Color can be intimidating. Too often, homeowners err on the side of bland to avoid commitment (read: beige), immersing everything in a monochromatic palette that falls flat. Yet tint-happy adventurers who go too far quickly descend into sensory overload. We have nothing against the neutrals, but there’s no denying the right hue can go a long way in livening up a dull room. To offer guidance, Pulse queried designers across Long Island to share their most creative and sophisticated uses of color. Take a cue from these fearless chromatists and experience life in Technicolor.
Cohesive design often arises out of a single source of inspiration— a painting, a cherished heirloom…or in the case of designer Kim Radovich’s guest room, a scarf. A vintage Hermès scarf in a yellow and gray horoscope print, the designer’s favorite, sparked the idea for a bright accent color with a French twist. “I draped it around this dress form and thus began the plan for that room. That’s my little statement in the corner. It’s a little nod to my Francophile obsession.” Radovich, owner of Kim E. Courtney Interiors in Huntington Bay, sought to transform a “dark and dreary” spare bedroom into a warm and inviting space for guests, reminiscent of a cozy B&B. While the color palette is predominately a neutral gray and white foundation, it’s the sunny yellow bedside tables that set the tone. “That little pop of yellow, it makes you cheerful. When you wake up it makes you happy, makes you smile.” Combined with crisp, white linens and a two-toned wall covering in a traditional nature print, the result transports guests to the French countryside.

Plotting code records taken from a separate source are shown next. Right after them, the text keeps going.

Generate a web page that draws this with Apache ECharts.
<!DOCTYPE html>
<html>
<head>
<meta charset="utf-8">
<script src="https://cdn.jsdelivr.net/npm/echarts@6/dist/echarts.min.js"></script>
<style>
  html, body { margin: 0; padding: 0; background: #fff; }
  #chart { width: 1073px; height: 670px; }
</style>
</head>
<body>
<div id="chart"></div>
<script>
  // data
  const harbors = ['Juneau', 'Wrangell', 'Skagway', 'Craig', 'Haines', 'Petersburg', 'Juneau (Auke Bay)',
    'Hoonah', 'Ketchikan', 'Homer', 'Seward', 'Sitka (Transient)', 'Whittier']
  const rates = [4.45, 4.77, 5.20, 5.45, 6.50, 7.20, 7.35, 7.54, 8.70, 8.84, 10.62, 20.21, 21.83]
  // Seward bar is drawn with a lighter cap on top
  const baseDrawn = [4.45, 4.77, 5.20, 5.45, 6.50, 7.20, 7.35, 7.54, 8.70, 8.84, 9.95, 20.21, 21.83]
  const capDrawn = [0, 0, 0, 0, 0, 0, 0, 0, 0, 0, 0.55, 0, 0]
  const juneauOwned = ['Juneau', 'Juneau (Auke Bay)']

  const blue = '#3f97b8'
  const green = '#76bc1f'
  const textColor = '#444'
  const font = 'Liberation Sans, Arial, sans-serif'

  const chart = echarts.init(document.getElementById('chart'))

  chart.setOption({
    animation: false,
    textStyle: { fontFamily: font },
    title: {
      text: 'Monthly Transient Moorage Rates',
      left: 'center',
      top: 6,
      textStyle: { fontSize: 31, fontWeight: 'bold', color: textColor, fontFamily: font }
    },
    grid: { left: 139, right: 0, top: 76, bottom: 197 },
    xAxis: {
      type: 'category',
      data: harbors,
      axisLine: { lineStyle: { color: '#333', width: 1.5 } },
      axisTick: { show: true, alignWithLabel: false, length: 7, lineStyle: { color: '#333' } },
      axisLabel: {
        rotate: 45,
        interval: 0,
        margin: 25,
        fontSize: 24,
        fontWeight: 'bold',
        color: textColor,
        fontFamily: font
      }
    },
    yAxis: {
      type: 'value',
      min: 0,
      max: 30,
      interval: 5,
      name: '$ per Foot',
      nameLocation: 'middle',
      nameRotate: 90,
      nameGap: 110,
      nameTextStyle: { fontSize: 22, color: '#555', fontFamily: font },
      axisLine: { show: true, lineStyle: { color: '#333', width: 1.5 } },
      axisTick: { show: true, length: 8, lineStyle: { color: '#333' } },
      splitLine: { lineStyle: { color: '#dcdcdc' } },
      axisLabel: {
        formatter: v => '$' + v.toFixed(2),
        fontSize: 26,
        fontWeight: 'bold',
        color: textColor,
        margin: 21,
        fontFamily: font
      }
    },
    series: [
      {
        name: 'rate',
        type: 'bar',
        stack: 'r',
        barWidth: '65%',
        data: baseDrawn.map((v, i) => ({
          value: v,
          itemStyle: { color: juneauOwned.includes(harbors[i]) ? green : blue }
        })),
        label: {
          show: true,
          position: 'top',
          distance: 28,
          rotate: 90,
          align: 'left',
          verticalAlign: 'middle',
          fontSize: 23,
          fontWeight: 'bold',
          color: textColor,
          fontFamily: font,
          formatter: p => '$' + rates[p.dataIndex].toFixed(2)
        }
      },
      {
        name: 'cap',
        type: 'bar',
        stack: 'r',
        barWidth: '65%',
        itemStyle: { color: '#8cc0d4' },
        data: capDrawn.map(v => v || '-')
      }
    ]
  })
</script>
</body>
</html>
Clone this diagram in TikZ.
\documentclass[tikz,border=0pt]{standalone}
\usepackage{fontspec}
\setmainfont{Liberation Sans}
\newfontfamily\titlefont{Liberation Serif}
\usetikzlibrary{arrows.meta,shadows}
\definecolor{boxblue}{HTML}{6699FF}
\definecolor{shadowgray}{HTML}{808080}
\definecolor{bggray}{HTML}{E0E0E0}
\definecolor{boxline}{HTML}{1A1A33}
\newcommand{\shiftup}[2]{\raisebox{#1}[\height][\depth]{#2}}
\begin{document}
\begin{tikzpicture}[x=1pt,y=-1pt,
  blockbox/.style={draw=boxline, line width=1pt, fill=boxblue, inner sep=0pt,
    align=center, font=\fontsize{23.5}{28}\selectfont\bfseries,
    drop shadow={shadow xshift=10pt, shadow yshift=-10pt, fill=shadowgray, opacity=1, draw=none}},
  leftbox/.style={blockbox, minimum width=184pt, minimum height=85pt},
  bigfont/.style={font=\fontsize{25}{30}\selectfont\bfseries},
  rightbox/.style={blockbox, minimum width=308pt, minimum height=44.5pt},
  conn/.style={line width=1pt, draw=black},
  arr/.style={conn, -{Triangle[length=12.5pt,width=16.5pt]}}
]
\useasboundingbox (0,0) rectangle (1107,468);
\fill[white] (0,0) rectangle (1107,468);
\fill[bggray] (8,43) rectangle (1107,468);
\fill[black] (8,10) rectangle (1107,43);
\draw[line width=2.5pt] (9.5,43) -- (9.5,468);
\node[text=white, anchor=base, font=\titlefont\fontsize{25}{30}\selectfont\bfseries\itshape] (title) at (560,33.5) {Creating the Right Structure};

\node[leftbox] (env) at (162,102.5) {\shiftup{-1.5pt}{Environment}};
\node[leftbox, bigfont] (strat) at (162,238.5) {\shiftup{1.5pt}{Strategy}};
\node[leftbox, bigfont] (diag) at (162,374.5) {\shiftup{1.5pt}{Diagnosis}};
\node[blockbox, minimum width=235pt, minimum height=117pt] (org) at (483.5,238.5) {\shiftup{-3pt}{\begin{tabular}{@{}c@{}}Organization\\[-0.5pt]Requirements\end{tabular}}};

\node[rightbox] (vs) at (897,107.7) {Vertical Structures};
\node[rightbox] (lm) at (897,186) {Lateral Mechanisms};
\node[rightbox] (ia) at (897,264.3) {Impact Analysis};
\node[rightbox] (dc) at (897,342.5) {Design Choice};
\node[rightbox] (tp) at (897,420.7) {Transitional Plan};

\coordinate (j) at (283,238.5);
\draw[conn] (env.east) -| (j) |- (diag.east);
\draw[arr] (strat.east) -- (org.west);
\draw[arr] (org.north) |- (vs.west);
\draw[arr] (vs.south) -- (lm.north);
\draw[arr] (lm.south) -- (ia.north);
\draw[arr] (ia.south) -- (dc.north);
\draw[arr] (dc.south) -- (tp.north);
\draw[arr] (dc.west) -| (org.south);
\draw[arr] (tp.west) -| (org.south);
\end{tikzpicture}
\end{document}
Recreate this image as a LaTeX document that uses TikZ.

Five minutes after meeting this Sands Point homeowner, designer Annette Jaffe of MSM Property Development said to her client, “Your home is nothing like you.” Fortunately, the client agreed. The house was formal, stuffy and staid, nothing like the warm and affable family living in it. The dining room was the worst off ender. “You have to look around this formal dining room to see the backyard and it had this big table blocking it and a big glass chandelier hanging over. The room was just waiting for a holiday.”
Color set the tone. Jaffe wanted to keep in line with the neutral earth tones throughout the rest of the house, but also mask inherent formal aspects. “I didn’t want to pop out the molding. I wanted a very cool vibe.” So walls and doors both received a coat of daring, deep aubergine. The rest followed suit.
The farm table is custom proportioned to be both one large formal setting or split apart for family dinners. The benches and chairs were purposefully mismatched. The lighting is also one-of-a-kind, crafted from recycled materials. “The room has a feeling of being curated and cultivated. Not like someone ‘decorated’ it,” Jaffe said.
It’s always tempting to take the safe route when selecting a large piece of furniture, but putting all the chips on the right color can completely transform a room. That’s exactly what the team at Hierarchy Architects + Designers opted for in a completely remodeled living space for a home in East Hills. The room is mostly a relaxing neutral palette of grays, but the L-shaped chenille couch stands out in vibrant cobalt. “We pulled that color out of the glass tile behind the bar…She wanted it very cool and serene, but she did want a pop of color,” said designer Lori Fleishhacker. “And it is a den, so she didn’t want a light couch. That all came into play.”
The homeowners were looking for a spot to gather when their daughters visit from Manhattan. Architect T.J. Costello was tasked with transforming the oddly divided kitchen, breakfast nook and family room into one continuous space. “By having it all open, somebody can be pouring wine and somebody can be watching the game and it’s all connected,” he said. The multi-purpose room is united under a cathedral ceiling, accented with a modern stepped casing, a style that directly echoes the kitchen cabinets.
Paint it Black
Sometimes the boldest color is the absence of all color. As a wall covering, people are afraid of black. They think it’s too dark and feels closed in. But if done right, quite the opposite is true. It’s the most daring of daring choices. Designer Keith Baltimore used it to design the bedroom of a 17-year-old young man. “Well, he’s 17 going on 24… He’s well-traveled and sophisticated and wanted something to come home to after college that didn’t feel like a kid’s room,” Baltimore said. Using black immediately lends an air of luxury and high-end drama, like an upscale Manhattan hotel room. Add crocodile texture and a custom-made leather headboard and now it’s like sleeping inside Prada luggage. In a good way. “I tried to make it sharp and classic, so it’ll never go out of style. I used classic masculine forms like Greek-themed mirrors and geometric throw pillows.” The austere aesthetics serve a function as well. The bedroom occupant is still a teenager and prone to disorganization. “This room doesn’t look like it has that option,” said Baltimore.